事の詳細を把握しなければと思いインフォメーションに入った。インフォメーーションには、やさしそうなおじさんが一人いるだけで、ほかに人の影はなかった。そのおじさんに訊いたら、ほほえんで応えてくれた。「もうすぐ女王ご一行が、上(指さす方向に小さな建物が見えた)の教会でミサをおこなうのですよ」。
 
 エリザベス女王とロイヤルファミリーが来られるにしてはあまりに手薄い警備だった。だがこれが英国流なのだった。私たちは、おじさんの指さした方角にある坂道を浮かれ人のように上っていった。坂道の上には、それ以上ちいさな教会はないと思えるようなちいさな教会がひっそりと佇んでいた。
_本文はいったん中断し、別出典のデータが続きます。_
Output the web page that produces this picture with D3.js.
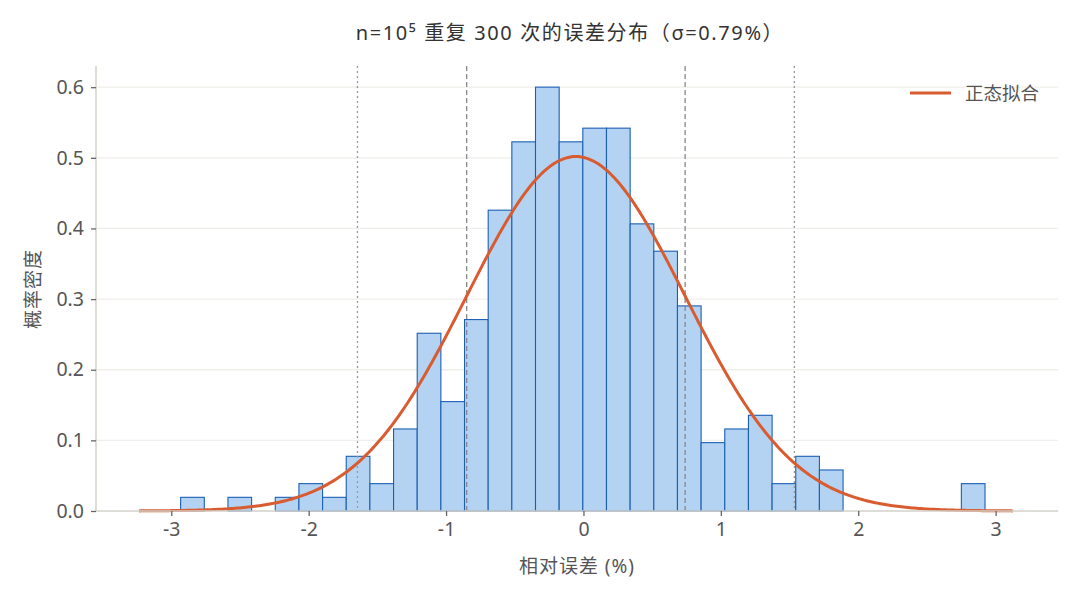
<!DOCTYPE html>
<html><head><meta charset="utf-8">
<script src="https://cdn.jsdelivr.net/npm/d3@7/dist/d3.min.js"></script>
<style>
body{margin:0;background:#fff;}
text{font-family:"Noto Sans","Noto Sans CJK SC",sans-serif;}
</style></head>
<body><svg id="c" width="1080" height="600"></svg>
<script>
const titleText = "n=10⁵ 重复 300 次的误差分布（σ=0.79%）";
const xLabel = "相对误差 (%)";
const yLabel = "概率密度";
const legendLabel = "正态拟合";
const sampleCount = 300;
const binStart = -2.932;
const binWidth = 0.1722;
const binCounts = [1,0,1,0,1,2,1,4,2,6,13,8,14,22,27,31,27,28,28,21,19,15,5,6,7,2,4,3,0,0,0,0,0,2];
const fitMean = -0.055;
const fitSigma = 0.795;
const xTicks = [-3,-2,-1,0,1,2,3];
const yTicks = [0,0.1,0.2,0.3,0.4,0.5,0.6];
const xDomain = [-3.548, 3.454];
const yDomain = [0, 0.63];

const svg = d3.select("#c");
const L=96, R=1058, T=66, B=511;
const x = d3.scaleLinear().domain(xDomain).range([L,R]);
const y = d3.scaleLinear().domain(yDomain).range([B,T]);

// grid
svg.append("g").selectAll("line").data(yTicks.slice(1)).join("line")
  .attr("x1",L).attr("x2",R).attr("y1",d=>y(d)).attr("y2",d=>y(d))
  .attr("stroke","#efeeea").attr("stroke-width",1.3);

// bars
const bins = binCounts.map((c,i)=>({x0:binStart+i*binWidth,x1:binStart+(i+1)*binWidth,d:c/(sampleCount*binWidth)}));
svg.append("g").selectAll("rect").data(bins.filter(b=>b.d>0)).join("rect")
  .attr("x",b=>x(b.x0)).attr("width",b=>x(b.x1)-x(b.x0))
  .attr("y",b=>y(b.d)).attr("height",b=>y(0)-y(b.d))
  .attr("fill","#b4d3f2").attr("stroke","#1b5fb3").attr("stroke-width",1.1);

// sigma lines
const sig = [{k:-2,dash:"2,3",c:"#999"},{k:-1,dash:"5,3",c:"#888"},{k:1,dash:"5,3",c:"#888"},{k:2,dash:"2,3",c:"#999"}];
svg.append("g").selectAll("line").data(sig).join("line")
  .attr("x1",d=>x(fitMean+d.k*fitSigma)).attr("x2",d=>x(fitMean+d.k*fitSigma))
  .attr("y1",T).attr("y2",B).attr("stroke",d=>d.c).attr("stroke-width",1.3)
  .attr("stroke-dasharray",d=>d.dash);

// normal fit
const pdf = v => Math.exp(-0.5*((v-fitMean)/fitSigma)**2)/(fitSigma*Math.sqrt(2*Math.PI));
const xs = d3.range(0,401).map(i=>fitMean-4*fitSigma+i*(8*fitSigma/400));
svg.append("path").datum(xs)
  .attr("d",d3.line().x(v=>x(v)).y(v=>y(pdf(v))))
  .attr("fill","none").attr("stroke","#d95b30").attr("stroke-width",3);

// axes
const gx = svg.append("g").attr("transform",`translate(0,${B})`)
  .call(d3.axisBottom(x).tickValues(xTicks).tickSize(5).tickPadding(6).tickFormat(d=>String(d)));
const gy = svg.append("g").attr("transform",`translate(${L},0)`)
  .call(d3.axisLeft(y).tickValues(yTicks).tickSize(5).tickPadding(7).tickFormat(d3.format(".1f")));
[gx,gy].forEach(g=>{
  g.select(".domain").attr("stroke","#d3d0c8").attr("stroke-width",1.5);
  g.selectAll(".tick line").attr("stroke","#666").attr("stroke-width",1.3);
  g.selectAll(".tick text").attr("fill","#555").attr("font-size",19.5);
});
gy.select(".domain").attr("d",`M0,${T}V${B}`);
gx.select(".domain").attr("d",`M${L},0H${R}`);

// labels
svg.append("text").attr("x",570).attr("y",40).attr("text-anchor","middle")
  .attr("font-size",20).attr("letter-spacing",1.6).attr("fill","#333").text(titleText);
svg.append("text").attr("x",577).attr("y",573).attr("text-anchor","middle")
  .attr("font-size",19).attr("letter-spacing",1).attr("fill","#555").text(xLabel);
svg.append("text").attr("transform","translate(40,289) rotate(-90)").attr("text-anchor","middle")
  .attr("font-size",19).attr("letter-spacing",1).attr("fill","#555").text(yLabel);

// legend
svg.append("line").attr("x1",910).attr("x2",951).attr("y1",93).attr("y2",93)
  .attr("stroke","#d95b30").attr("stroke-width",3);
svg.append("text").attr("x",965).attr("y",100).attr("font-size",18.5).attr("fill","#555").text(legendLabel);
</script></body></html>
教会の前で待つこと半時間。はたして女王は出てこられた。エディンバラ公、エリザベス王太后、アン王女も一緒だった。こんな間近でロイヤルファミリーに出会えるとは。バーンコリーで午後1時まで時間をつぶし庭園鑑賞をしていたら、この幸運な出会いは叶わなかったろう。女王は、私たちがそこにいるのが意外そうなお顔をされた。驚きというより喜びのお顔であった。それを拝見した私たちはさらに意外だった。
 
 孤高の廃城・ダノッターをみたとき、先が思いやられるのではと思ったが杞憂に終わった。女王とロイヤルファミリーとの予期せぬ出会いは、いまも記憶に新しい。
 
 
注:ロイヤルは英王室、ディーは川の名前。ロイヤル・ディー・サイドは英王室のお気に入りの風光明媚なところで、春〜夏を除きロイヤルファミリーが静養目的で滞在する。